No Football for Women?
BANGALORE: Amidst the hype around cricket in India, the game of football enjoys a small but strong following. But when it comes to women's football, seldom can a person even name a footballer on the Indian national team roster. Women's football has produced some players who are internationally recognised like Chitra Gangadharan who was selected to play for the All Asian Star team, Jaanki Kotecha who became the captain of the All Asian Star Team in 2008-2009 and Sujata Kar and Alpana Sil, the first Indian footballers to sign a contract outside India. However, compared to the rest of the world, women's football in India has gotten a lukewarm response.
With the FIFA World Cup 2014 in Brasil underway, women’s national teams in countries like Korea, China, Australia and Switzerland, have already started preparing for the FIFA Women’s World Cup 2015 to take place in Canada. Does India figure in this scheme of things? No, sadly, India has not qualified.
Chitra Gangadharan, Indian National football player and well-known coach recalls the women’s world cup qualifier in Bahrain where India lost out. “In the round 1 of the Asian qualifier, we were in Group D and we played Myanmar, Chinese Taipei and Palestine. We lost two games and drew one,” she says.
The main reason for this dismal performance, she says, is the lack of exposure given to women’s football in the country. She adds, “Football in India is not taken seriously as there are not many tournaments for women to play in. Apart from the national championship, they don’t have other avenues. Even at the international level, we play only against low-ranking teams. How do you expect the sport to develop then?”
So what can be done to improve the state of women's football? The first step is to make football popular among Indian women, so that they can take up the sport seriously. "We need to start from the grassroot level. They should start early. Then, they can continue for a longer period before they quit to start a family,” says Mary Victoria, a coach with the Sports Authority of India.

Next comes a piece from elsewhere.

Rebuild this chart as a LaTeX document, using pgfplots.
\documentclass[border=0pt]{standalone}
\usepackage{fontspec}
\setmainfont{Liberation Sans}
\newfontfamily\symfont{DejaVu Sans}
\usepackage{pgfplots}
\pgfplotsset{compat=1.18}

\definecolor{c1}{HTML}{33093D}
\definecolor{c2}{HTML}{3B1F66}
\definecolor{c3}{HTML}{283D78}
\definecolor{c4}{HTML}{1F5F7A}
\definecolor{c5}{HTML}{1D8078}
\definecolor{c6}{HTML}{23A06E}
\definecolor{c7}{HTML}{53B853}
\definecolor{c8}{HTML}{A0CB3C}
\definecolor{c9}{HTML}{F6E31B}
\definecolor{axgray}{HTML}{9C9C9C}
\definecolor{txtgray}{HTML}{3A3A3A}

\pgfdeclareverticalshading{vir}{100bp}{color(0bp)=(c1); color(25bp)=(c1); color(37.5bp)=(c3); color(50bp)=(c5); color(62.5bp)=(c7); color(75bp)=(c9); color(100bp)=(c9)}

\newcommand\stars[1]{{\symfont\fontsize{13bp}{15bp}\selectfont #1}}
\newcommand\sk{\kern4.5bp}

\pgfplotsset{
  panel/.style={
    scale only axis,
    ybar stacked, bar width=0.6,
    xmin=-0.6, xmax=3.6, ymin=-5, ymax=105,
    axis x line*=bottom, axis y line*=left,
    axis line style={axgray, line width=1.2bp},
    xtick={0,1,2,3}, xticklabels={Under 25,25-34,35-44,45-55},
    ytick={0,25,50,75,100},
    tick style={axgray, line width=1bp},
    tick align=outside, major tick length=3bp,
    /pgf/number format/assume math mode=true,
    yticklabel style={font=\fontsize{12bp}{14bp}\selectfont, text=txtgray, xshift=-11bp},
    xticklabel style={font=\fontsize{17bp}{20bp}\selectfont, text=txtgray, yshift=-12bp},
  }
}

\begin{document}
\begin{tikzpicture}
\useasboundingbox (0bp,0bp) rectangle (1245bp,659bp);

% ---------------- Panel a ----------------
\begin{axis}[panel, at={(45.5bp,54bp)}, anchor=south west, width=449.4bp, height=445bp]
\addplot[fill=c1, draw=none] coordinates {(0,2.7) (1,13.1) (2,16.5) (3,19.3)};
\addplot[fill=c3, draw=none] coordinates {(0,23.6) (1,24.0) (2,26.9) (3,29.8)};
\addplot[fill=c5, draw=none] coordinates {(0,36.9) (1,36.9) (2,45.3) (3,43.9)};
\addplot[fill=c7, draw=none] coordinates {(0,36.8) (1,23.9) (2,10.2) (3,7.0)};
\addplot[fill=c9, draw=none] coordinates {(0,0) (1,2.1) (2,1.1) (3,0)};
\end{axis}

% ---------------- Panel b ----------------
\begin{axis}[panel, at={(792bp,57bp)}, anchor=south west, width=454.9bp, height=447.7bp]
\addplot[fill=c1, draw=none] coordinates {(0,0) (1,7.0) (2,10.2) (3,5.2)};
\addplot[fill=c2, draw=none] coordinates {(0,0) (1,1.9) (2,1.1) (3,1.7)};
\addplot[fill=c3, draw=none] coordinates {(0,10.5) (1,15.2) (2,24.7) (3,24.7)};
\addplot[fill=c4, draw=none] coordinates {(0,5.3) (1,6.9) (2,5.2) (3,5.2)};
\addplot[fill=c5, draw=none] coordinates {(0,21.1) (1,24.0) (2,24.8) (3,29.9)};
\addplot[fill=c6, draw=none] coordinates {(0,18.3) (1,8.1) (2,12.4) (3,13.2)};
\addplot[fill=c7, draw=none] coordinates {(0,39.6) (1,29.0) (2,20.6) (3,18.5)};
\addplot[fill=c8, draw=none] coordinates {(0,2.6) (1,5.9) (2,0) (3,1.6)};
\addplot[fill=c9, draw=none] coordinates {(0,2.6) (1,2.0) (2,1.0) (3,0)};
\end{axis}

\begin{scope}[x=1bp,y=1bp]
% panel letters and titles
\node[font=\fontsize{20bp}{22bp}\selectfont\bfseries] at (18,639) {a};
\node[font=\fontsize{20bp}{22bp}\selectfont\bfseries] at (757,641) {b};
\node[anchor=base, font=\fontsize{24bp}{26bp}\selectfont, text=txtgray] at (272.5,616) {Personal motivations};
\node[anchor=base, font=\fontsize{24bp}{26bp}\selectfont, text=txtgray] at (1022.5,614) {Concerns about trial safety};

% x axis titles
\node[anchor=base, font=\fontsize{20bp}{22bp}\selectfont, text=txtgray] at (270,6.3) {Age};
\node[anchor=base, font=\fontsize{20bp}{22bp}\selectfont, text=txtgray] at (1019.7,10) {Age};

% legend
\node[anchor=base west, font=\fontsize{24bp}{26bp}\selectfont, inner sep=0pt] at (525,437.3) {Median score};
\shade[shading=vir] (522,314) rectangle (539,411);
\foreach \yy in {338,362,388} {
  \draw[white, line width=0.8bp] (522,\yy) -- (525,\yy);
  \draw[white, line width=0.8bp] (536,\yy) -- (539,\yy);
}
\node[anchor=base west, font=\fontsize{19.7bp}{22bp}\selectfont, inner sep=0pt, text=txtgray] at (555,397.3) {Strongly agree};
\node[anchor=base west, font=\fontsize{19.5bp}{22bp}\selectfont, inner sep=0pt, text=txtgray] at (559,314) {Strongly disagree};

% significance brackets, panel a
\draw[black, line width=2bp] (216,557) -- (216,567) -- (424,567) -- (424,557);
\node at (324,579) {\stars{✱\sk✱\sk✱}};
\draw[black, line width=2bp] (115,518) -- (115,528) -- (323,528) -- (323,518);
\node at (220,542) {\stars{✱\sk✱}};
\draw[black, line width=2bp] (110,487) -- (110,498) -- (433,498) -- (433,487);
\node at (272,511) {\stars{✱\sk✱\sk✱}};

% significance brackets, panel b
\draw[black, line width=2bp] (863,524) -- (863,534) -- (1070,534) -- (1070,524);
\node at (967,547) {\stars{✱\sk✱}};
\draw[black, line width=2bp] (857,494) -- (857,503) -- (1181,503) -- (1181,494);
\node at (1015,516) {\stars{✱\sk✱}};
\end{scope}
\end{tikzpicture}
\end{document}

Money is also an important factor, points out Chitra. "The girls need financial security. Only then will they be willing to dedicate their life to football. I know of some girls, who have played at the international level and have won gold medals, but now they do not have a job. If this is the case, no girl will take up the sport," says the coach, who has represented Karnataka and India in football since 1975.

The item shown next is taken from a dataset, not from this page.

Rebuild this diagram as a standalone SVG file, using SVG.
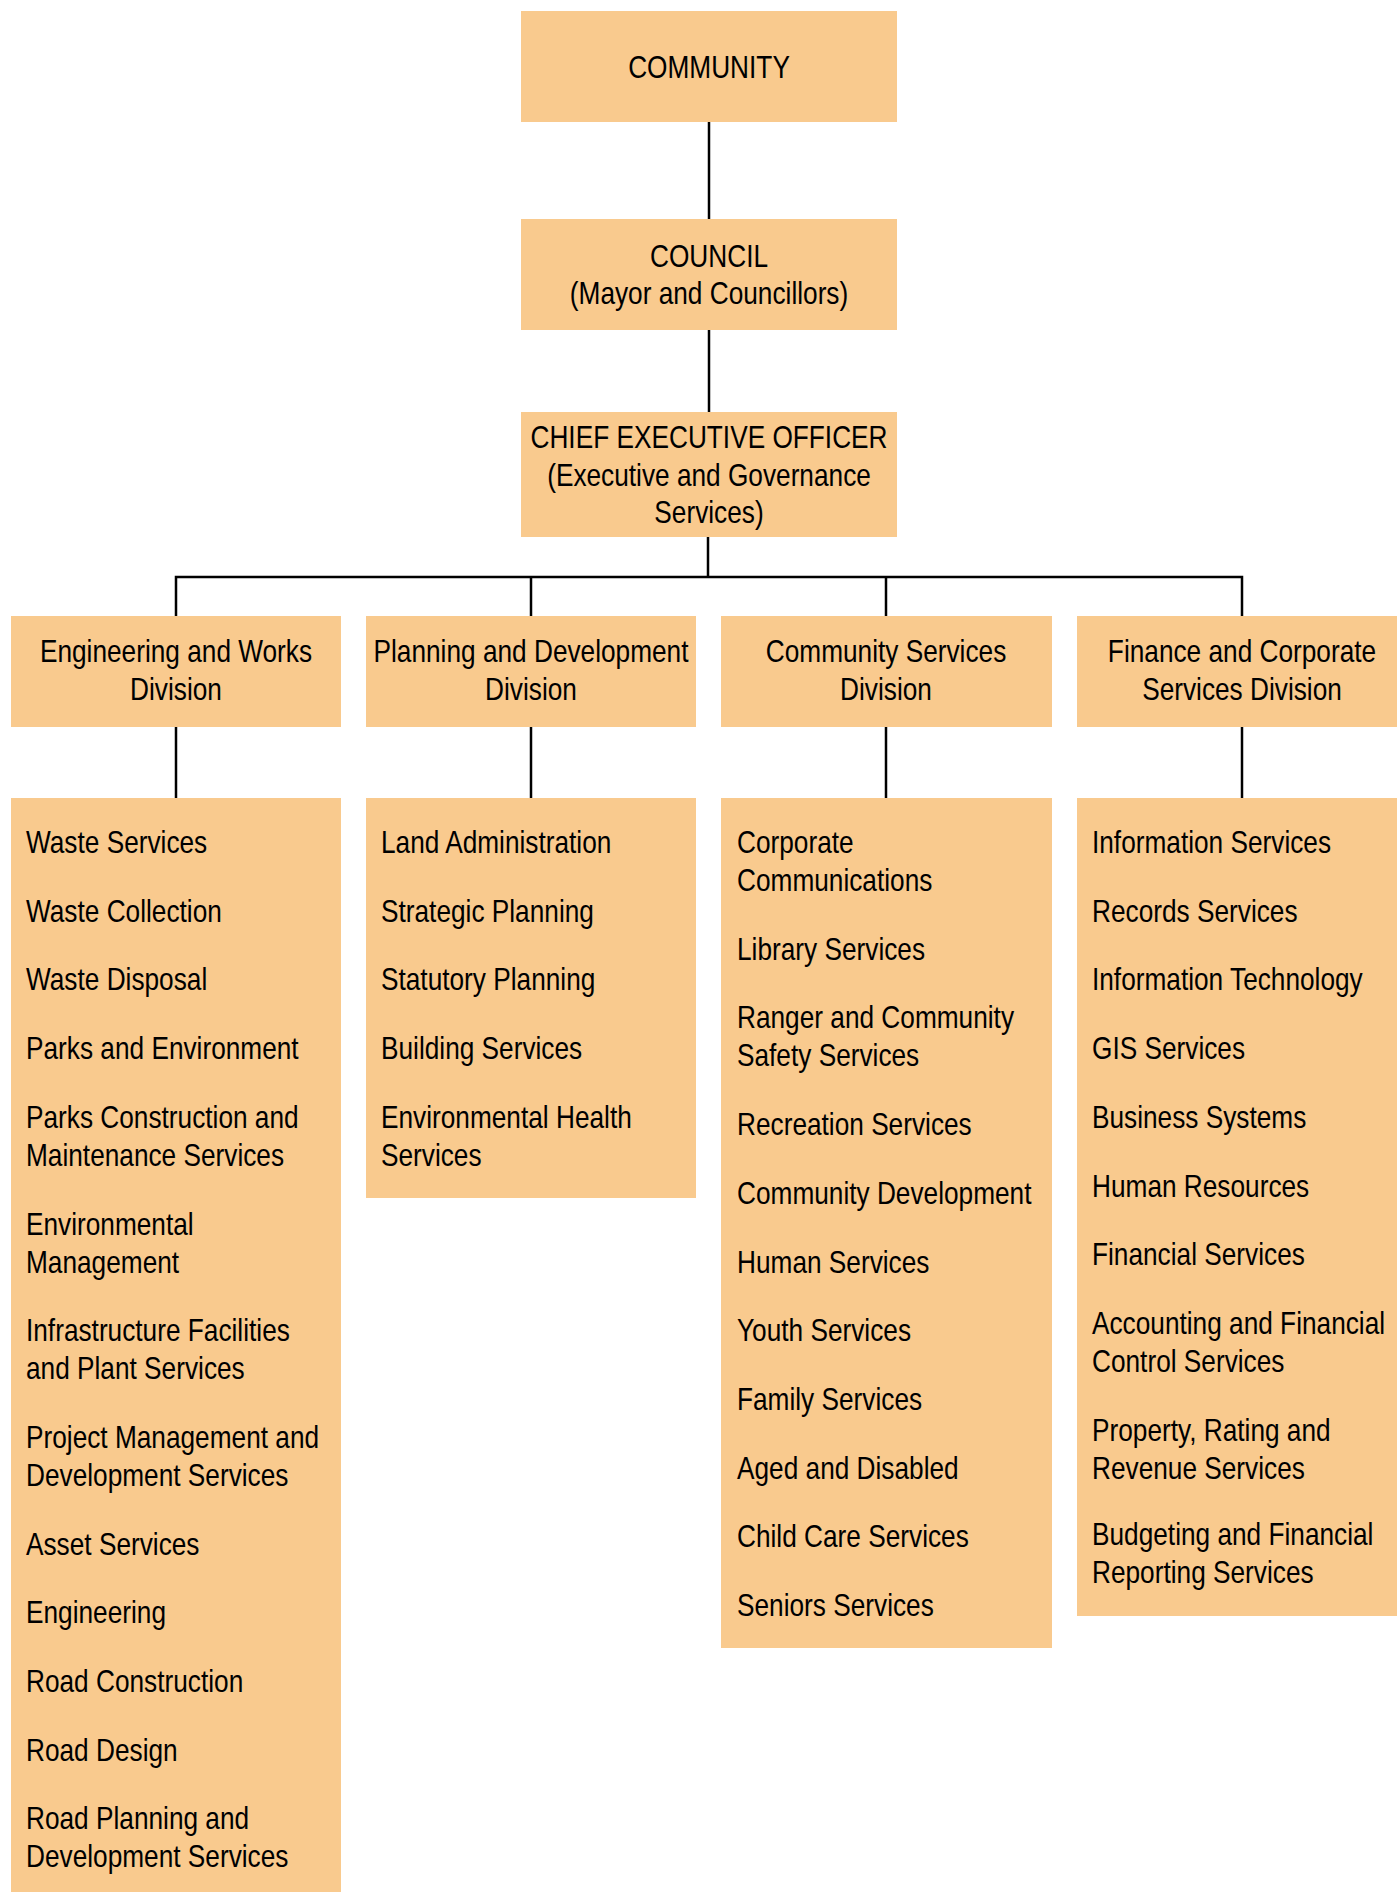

And she feels this might change if some professional football is introduced in the country. “We should have a professional set up where girls play in different clubs.
This will ensure that they train regularly and systematically and also have economic independence.”
What’s her take on international clubs like Manchester United, Liverpool, Inter Milan and Boca Juniors setting up football schools in India? Will it improve the sport for women? “Only if they are doing it philanthropically. If they are here to make money, it will not work out. They should be willing to adopt a few women players and develop their skills.”
The All India Football Federation (AIFF), on its part, is planning to set up an independent women’s football league to get more participation from the women footballing fraternity. But how it will pan out, we have to wait and watch.